Es posible que realmente se preocupe por las injusticias que se cometen todos los días en México, muchas veces, pero no siempre, en perjuicio de los más pobres. Puede ser que sea honesto cuando se erige como defensor de los derechos humanos, pero si es así recordemos que les dijo “pirrurris” a los manifestantes de clases medias que otrora sólo exigían a las autoridades mayor seguridad, sin olvidar que calificó como parte de los usos y costumbres de una comunidad afín a él y a sus intereses el linchamiento público de dos policías.

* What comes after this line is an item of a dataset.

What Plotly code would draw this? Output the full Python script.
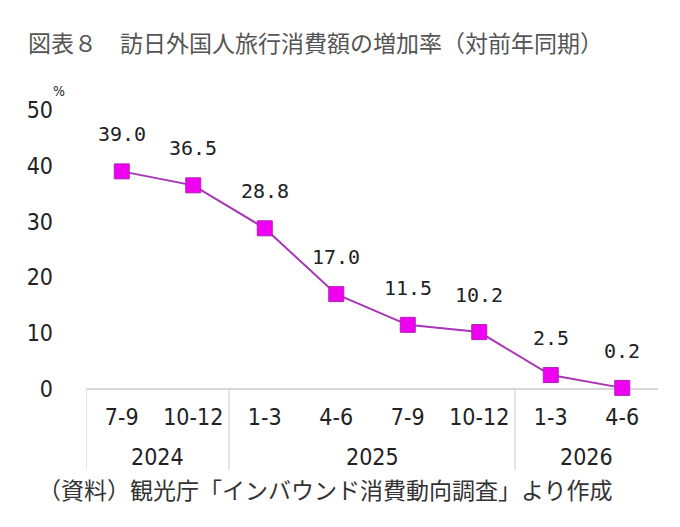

El peligro es ese. El peligro es que su peculiar apreciación de lo que es el estado de derecho, de lo que es la democracia y de lo que son los derechos humanos, arriesga todo aquello por lo que durante tantos años y tan encarecidamente hemos luchado los mexicanos. Queda mucho por hacer, hay enormes espacios para la mejora, es evidente que vivimos en una imperfección muy acentuada. Pero hay pilares sólidos sobre los cuales construir. La amenaza es que esos pilares se erosionen y se vuelvan polvo, que cuando AMLO por fin parta, haya plantado en nuestro suelo las semillas de todo aquello que riñe contra la prosperidad.